Also, Profantasy does offer 'bundle packs' for those that don't want to spend that kind of money all at once.  Also, profantasy is always coming out with new content for their programs, in the form of the annuals.  For those, you buy a yearly subscription, and something new comes out each month.  So just because they don't have anything now, doesn't mean they won't in the future.

----------


## waldronate

> sci-fi or futuristic cities


I see a lot of discussion about this and I'm curious what this sort of thing would look like. Does anyone have some good examples of maps using this sort of style? I don't care whether it was done with some pre-packaged software or drawn freehand.

----------


## Azélor

There aren't a lot of sci fi city maps period.

----------


## Mark Oliva

> .I whish I could find modern and sci-fi buildings to add to my city maps, but it seems that I'll have to make them all from scratch, which would take a long time to finish enough buildings that would be feasible for use on sci-fi town/city maps.


You have my sympathy, but there's not much more that I can offer on that point.




> If you want to build a modern or futuristic world, you will probably need Cosmographer, and probably SS3 (symbol set 3).


Symbol Set 3 won't do much for you on the futuristic side.  It's modern in the sense of a little while before the present, mirroring the late 20th century but not yet into the 21st.

----------


## nichendrix

> I see a lot of discussion about this and I'm curious what this sort of thing would look like. Does anyone have some good examples of maps using this sort of style? I don't care whether it was done with some pre-packaged software or drawn freehand.

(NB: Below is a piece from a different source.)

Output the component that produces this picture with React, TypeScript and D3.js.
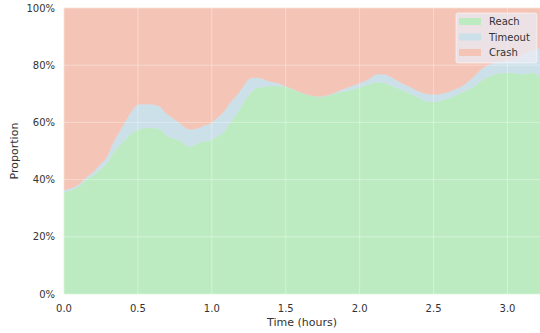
import React from "react";
import * as d3 from "d3";

const timeHours = [0.0, 0.06, 0.11, 0.15, 0.2, 0.24, 0.29, 0.33, 0.38, 0.42, 0.47, 0.51, 0.56, 0.6, 0.65, 0.69, 0.74, 0.78, 0.85, 0.9, 0.94, 0.99, 1.03, 1.08, 1.12, 1.17, 1.21, 1.26, 1.3, 1.35, 1.39, 1.44, 1.48, 1.53, 1.59, 1.66, 1.73, 1.8, 1.86, 1.93, 2.0, 2.07, 2.11, 2.16, 2.22, 2.29, 2.34, 2.41, 2.47, 2.52, 2.56, 2.63, 2.7, 2.77, 2.83, 2.9, 2.97, 3.04, 3.1, 3.17, 3.22];
const reach = [35.8, 36.6, 38.1, 40.1, 41.6, 43.4, 45.7, 49.2, 52.1, 54.4, 56.7, 57.7, 58.1, 58.1, 57.6, 55.6, 54.4, 53.8, 51.5, 52.7, 53.3, 53.8, 55.0, 56.7, 59.7, 63.2, 66.7, 70.2, 71.9, 72.5, 72.7, 72.7, 72.6, 71.9, 70.7, 69.6, 69.0, 69.6, 70.5, 71.3, 72.3, 73.4, 74.0, 73.9, 72.7, 71.3, 70.2, 68.4, 67.2, 67.2, 67.8, 69.0, 70.7, 72.5, 74.8, 76.6, 77.3, 77.4, 76.9, 77.4, 76.0];
const timeout = [0.6, 0.6, 0.6, 0.7, 1.2, 1.7, 2.3, 3.5, 5.2, 6.4, 8.2, 8.7, 8.3, 8.2, 7.9, 7.6, 7.0, 6.1, 6.1, 5.2, 5.5, 5.8, 6.4, 7.0, 7.0, 6.4, 5.8, 5.2, 3.8, 2.7, 1.7, 1.2, 0.5, 0.2, 0.1, 0.0, 0.1, 0.2, 0.6, 1.2, 1.4, 2.0, 2.8, 3.0, 3.0, 2.3, 2.3, 2.3, 2.7, 2.6, 2.3, 2.3, 2.3, 3.5, 4.1, 4.2, 4.2, 4.7, 6.6, 7.9, 10.0];
const crash = [63.6, 62.8, 61.3, 59.2, 57.2, 54.9, 52.0, 47.3, 42.7, 39.2, 35.1, 33.6, 33.6, 33.7, 34.5, 36.8, 38.6, 40.1, 42.4, 42.1, 41.2, 40.4, 38.6, 36.3, 33.3, 30.4, 27.5, 24.6, 24.3, 24.8, 25.6, 26.1, 26.9, 27.9, 29.2, 30.4, 30.9, 30.2, 28.9, 27.5, 26.3, 24.6, 23.2, 23.1, 24.3, 26.4, 27.5, 29.3, 30.1, 30.2, 29.9, 28.7, 27.0, 24.0, 21.1, 19.2, 18.5, 17.9, 16.5, 14.7, 14.0];

const seriesNames = ["Reach", "Timeout", "Crash"];
const seriesColors = ["#bdebc1", "#cce0e9", "#f4c4b6"];
const xTicks = [0, 0.5, 1.0, 1.5, 2.0, 2.5, 3.0];
const yTicks = [0, 20, 40, 60, 80, 100];

const W = 540;
const H = 333;
const M = { left: 64, right: 0, top: 8, bottom: 39 };
const FONT = "DejaVu Sans, sans-serif";
const TEXT = "#333333";

export default function App() {
  const rows = timeHours.map((t, i) => ({ t, Reach: reach[i], Timeout: timeout[i], Crash: crash[i] }));
  const x = d3.scaleLinear().domain([0, timeHours[timeHours.length - 1]]).range([M.left, W - M.right]);
  const y = d3.scaleLinear().domain([0, 100]).range([H - M.bottom, M.top]);
  const stack = d3.stack<any>().keys(seriesNames);
  const layers = stack(rows);
  const area = d3
    .area<any>()
    .x((d) => x(d.data.t))
    .y0((d) => y(d[0]))
    .y1((d) => y(d[1]))
    .curve(d3.curveMonotoneX);

  const x0 = M.left, x1 = W - M.right, yTop = M.top, yBot = H - M.bottom;
  const legX = 456, legY = 13, legW = 81, legH = 50;

  return (
    <svg width={W} height={H} style={{ position: "absolute", left: 0, top: 0, display: "block" }} fontFamily={FONT}>
      <rect x={0} y={0} width={W} height={H} fill="#ffffff" />
      <rect x={x0} y={yTop} width={x1 - x0} height={yBot - yTop} fill="#eaeaf2" />
      {layers.map((layer, i) => (
        <path key={seriesNames[i]} d={area(layer) || ""} fill={seriesColors[i]} stroke={seriesColors[i]} strokeWidth={0.5} />
      ))}
      {yTicks.map((v) => (
        <line key={"gy" + v} x1={x0} x2={x1} y1={y(v)} y2={y(v)} stroke="#ffffff" strokeOpacity={0.35} strokeWidth={1} />
      ))}
      {xTicks.map((v) => (
        <line key={"gx" + v} x1={x(v)} x2={x(v)} y1={yTop} y2={yBot} stroke="#ffffff" strokeOpacity={0.35} strokeWidth={1} />
      ))}
      {yTicks.map((v) => (
        <text key={"ty" + v} x={x0 - 9} y={y(v)} dy="0.35em" textAnchor="end" fontSize={10} fill={TEXT}>
          {v + "%"}
        </text>
      ))}
      {xTicks.map((v) => (
        <text key={"tx" + v} x={x(v)} y={yBot + 14} dy="0.35em" textAnchor="middle" fontSize={10} fill={TEXT}>
          {v.toFixed(1)}
        </text>
      ))}
      <text x={(x0 + x1) / 2} y={yBot + 28} dy="0.35em" textAnchor="middle" fontSize={11} fill={TEXT}>
        Time (hours)
      </text>
      <text transform={`translate(14,${(yTop + yBot) / 2}) rotate(-90)`} dy="0.35em" textAnchor="middle" fontSize={11} fill={TEXT}>
        Proportion
      </text>
      <g>
        <rect x={legX} y={legY} width={legW} height={legH} rx={2} fill="#eaeaf2" fillOpacity={0.8} stroke="#ffffff" strokeOpacity={0.5} strokeWidth={1} />
        {seriesNames.map((name, i) => (
          <g key={"leg" + name} transform={`translate(${legX + 3},${legY + 8.5 + i * 15.5})`}>
            <rect x={0} y={-3.5} width={22} height={7} fill={seriesColors[i]} />
            <text x={30} y={0} dy="0.35em" fontSize={10} fill={TEXT}>
              {name}
            </text>
          </g>
        ))}
      </g>
    </svg>
  );
}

It's strange that few share their work on this subject. The few I've seen are for Star Wars, usualy backwater towns like Mos Eisley, Mos Espa, etc.

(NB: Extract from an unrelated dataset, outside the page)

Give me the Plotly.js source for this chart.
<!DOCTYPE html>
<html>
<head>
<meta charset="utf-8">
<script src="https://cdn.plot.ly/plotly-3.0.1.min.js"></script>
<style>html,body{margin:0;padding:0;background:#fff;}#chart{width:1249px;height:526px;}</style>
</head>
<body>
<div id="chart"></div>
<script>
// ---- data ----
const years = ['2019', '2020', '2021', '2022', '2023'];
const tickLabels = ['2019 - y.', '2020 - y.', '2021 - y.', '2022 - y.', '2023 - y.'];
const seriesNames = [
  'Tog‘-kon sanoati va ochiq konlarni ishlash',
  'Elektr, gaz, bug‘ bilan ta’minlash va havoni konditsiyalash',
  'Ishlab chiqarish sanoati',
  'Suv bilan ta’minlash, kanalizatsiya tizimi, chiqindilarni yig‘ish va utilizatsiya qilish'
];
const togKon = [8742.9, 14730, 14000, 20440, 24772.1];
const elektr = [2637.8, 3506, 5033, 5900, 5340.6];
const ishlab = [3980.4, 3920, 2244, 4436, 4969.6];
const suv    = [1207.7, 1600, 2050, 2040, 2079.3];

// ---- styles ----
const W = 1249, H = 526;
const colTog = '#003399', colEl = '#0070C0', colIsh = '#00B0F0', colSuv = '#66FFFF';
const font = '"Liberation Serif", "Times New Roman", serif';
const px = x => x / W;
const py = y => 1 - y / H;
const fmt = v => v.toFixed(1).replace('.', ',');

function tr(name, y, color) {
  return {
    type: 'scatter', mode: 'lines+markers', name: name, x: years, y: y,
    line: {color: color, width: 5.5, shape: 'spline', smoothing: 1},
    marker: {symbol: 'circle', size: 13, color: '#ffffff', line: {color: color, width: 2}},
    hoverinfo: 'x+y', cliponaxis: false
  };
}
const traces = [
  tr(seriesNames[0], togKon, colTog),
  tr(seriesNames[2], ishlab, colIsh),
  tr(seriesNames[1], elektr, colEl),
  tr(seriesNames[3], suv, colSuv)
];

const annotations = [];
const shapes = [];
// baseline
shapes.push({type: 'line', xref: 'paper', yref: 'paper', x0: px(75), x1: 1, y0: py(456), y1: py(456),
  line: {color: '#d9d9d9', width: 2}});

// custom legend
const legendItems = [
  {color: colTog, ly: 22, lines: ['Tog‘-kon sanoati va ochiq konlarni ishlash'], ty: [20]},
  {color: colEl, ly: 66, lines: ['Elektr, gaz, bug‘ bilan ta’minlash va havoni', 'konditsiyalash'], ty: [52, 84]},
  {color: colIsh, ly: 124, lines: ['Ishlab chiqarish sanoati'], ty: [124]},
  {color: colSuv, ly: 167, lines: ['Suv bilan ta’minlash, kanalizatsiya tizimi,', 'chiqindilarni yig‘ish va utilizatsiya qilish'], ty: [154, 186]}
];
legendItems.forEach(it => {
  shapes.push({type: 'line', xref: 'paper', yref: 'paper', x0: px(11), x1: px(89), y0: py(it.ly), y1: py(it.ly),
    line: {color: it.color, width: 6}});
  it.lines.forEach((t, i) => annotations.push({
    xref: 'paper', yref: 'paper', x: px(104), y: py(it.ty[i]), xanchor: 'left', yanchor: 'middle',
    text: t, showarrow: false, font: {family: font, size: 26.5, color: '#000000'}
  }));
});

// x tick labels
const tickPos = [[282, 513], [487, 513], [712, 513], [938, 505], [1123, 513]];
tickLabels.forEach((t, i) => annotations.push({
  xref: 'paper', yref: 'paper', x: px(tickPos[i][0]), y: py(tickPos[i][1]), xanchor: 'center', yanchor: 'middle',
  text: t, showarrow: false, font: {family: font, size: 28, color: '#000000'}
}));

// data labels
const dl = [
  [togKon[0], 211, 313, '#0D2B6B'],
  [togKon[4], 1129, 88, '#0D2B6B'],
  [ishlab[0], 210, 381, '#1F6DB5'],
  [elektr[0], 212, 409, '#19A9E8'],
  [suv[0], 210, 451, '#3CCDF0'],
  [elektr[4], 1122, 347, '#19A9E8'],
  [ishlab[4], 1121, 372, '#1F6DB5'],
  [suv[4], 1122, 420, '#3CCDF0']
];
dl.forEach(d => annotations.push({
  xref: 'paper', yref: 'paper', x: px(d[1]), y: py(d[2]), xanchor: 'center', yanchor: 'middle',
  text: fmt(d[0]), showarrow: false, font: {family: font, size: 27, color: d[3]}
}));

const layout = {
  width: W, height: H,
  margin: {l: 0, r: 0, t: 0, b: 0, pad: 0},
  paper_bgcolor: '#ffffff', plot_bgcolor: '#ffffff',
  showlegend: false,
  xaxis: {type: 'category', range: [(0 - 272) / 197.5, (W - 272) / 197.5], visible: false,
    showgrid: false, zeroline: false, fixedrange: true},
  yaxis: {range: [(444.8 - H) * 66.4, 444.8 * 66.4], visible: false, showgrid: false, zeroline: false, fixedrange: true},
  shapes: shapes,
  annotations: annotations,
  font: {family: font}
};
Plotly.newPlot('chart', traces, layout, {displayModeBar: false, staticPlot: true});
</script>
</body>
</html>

For example, this is the map of Mos Shuuta that comes with FFG's SW EotE Beginner's Game:
[IMG]https://encrypted-tbn0.gstatic.com/images?q=tbn:ANd9GcQHIkIYFV0VTi3e3tInBWQ2sxiNzXa4s  7hF6IbbSM95m6M49ae2RQ
[/IMG]

This is a Map made by Ruakar depicting a section of Lothal capital city from Star Wars Rebels. :


A more complete map of the Lothal's capital city. 

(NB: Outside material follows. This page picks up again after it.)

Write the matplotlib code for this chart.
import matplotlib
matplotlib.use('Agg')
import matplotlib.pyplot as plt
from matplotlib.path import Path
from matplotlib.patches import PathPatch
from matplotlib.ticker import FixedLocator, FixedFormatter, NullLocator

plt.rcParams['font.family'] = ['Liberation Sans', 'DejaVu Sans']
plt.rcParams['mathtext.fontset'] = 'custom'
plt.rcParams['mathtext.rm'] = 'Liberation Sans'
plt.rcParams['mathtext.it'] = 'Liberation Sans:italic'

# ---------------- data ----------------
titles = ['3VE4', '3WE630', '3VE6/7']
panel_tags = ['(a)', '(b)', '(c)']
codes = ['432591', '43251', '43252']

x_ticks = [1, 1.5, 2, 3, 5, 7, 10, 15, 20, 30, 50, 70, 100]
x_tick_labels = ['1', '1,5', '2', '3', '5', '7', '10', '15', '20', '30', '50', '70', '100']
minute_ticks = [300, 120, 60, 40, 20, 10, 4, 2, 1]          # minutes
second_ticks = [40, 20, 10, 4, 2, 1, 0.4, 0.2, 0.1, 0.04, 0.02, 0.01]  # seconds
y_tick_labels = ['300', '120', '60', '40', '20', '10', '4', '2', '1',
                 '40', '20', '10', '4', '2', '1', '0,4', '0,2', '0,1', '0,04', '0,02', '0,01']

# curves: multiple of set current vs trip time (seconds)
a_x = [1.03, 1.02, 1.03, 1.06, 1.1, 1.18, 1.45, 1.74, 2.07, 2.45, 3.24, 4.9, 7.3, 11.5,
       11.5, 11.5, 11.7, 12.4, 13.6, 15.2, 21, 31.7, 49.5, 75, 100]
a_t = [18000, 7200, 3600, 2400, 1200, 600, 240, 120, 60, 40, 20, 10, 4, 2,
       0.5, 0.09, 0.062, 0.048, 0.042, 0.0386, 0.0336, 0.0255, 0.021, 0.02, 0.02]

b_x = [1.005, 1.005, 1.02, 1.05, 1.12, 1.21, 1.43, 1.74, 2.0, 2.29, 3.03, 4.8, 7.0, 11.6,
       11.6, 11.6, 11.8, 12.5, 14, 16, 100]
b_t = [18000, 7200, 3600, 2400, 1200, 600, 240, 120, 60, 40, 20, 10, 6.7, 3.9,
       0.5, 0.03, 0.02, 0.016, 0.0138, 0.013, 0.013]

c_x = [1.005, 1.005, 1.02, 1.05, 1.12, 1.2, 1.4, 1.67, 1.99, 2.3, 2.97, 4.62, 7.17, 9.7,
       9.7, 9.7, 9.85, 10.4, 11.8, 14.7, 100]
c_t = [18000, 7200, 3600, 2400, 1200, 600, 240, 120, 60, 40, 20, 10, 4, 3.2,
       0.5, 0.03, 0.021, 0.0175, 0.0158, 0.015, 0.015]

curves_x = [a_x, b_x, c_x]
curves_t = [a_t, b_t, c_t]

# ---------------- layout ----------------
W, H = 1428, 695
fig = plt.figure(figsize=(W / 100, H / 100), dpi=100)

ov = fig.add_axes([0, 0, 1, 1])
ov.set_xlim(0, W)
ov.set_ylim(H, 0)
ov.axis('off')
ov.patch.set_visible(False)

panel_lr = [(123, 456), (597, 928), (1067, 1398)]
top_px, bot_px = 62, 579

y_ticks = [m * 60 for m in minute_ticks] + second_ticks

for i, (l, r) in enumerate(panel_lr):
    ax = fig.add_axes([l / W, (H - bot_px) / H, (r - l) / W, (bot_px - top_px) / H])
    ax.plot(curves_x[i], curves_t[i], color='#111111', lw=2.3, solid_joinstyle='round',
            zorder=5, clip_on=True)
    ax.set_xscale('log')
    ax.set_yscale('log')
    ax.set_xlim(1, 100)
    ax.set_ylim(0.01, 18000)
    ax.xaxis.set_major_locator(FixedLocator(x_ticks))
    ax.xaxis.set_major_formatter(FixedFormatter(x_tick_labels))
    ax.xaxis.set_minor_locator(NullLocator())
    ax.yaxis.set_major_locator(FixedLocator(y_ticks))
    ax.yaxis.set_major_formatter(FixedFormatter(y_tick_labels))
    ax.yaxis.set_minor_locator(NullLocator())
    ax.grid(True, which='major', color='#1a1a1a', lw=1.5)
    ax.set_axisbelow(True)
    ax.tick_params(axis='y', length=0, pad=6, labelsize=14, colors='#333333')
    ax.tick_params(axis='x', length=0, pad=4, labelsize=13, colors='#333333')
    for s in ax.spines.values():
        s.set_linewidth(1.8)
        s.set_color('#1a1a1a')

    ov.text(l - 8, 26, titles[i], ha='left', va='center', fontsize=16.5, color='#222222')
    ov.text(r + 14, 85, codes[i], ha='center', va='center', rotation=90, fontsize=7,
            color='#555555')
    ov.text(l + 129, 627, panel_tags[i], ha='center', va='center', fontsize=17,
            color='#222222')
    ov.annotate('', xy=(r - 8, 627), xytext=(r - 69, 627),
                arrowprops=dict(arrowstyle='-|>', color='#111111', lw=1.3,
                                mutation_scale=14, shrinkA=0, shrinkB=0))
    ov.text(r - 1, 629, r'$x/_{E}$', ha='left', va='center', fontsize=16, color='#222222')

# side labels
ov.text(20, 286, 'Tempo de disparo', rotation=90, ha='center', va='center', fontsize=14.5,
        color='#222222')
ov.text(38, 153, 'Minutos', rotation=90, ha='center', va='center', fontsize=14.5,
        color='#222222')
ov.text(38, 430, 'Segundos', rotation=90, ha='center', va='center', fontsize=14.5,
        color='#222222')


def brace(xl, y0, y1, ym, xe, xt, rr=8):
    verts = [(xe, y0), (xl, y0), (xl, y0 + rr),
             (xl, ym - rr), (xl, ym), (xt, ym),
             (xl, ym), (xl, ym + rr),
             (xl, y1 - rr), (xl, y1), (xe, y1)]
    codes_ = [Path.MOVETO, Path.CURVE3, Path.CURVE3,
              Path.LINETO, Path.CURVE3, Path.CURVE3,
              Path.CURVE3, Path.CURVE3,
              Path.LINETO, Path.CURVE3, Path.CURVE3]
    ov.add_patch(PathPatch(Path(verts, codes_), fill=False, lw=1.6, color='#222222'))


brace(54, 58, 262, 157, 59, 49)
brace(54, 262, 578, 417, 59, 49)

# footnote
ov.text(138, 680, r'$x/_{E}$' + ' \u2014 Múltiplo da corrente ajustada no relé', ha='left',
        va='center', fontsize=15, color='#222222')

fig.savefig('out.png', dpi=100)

Another city made by Ruakar, this time from some backwater place like Tatooine:


Another one by Ruakar, but this time a more developed multiple level city:


I know a few other Star Wars forum users that make city maps, but they are only a small portion of them actually share their maps with the community and a good deal of them only do maps on paid requests, so they usualy don't share too much, just enough to wet potential customer's appetite. 

It is a pity that I don't know what kind of code is used in things like Smart Building Tool in FM8 or its equivalent in City Designer for CC3+. If I could see their code, I could understand it and develop a similar code for sci-fi setting like Star Wars, Star Trek, etc.

----------


## Mark Oliva

> It is a pity that I don't know what kind of code is used in fings like Smart Building too on FM8 or on City Designer for CC3+. If I could see their code, I could understand it and develop a similar code for sci-fi setting like Star Wars, Star Trek, etc.


???#!!?

What is a _fing_?  And what kind of code do you mean?  And what is a Smart Building?

Sorry.  You really lost me here.

I used to get complimented on my programming and upon my work as a programming teacher before I retired, so I assume I wasn't all that bad.  Of course, I did only data base programming, not graphical stuff.  Still... Nonetheless ...

----------


## nichendrix

> ???#!!?
> 
> What is a _fing_?  And what kind of code do you mean?  And what is a Smart Building?
> 
> Sorry.  You really lost me here.


It was supposed to be things.

It's one of the issues of having SwiftKey configured to work on multiple languages, it takes just a random wrong swipe with your thumb to inadvertently change which language the spellchecker will use. 





> I used to get complimented on my programming and upon my work as a programming teacher before I retired, so I assume I wasn't all that bad.  Of course, I did only data base programming, not graphical stuff.  Still... Nonetheless ...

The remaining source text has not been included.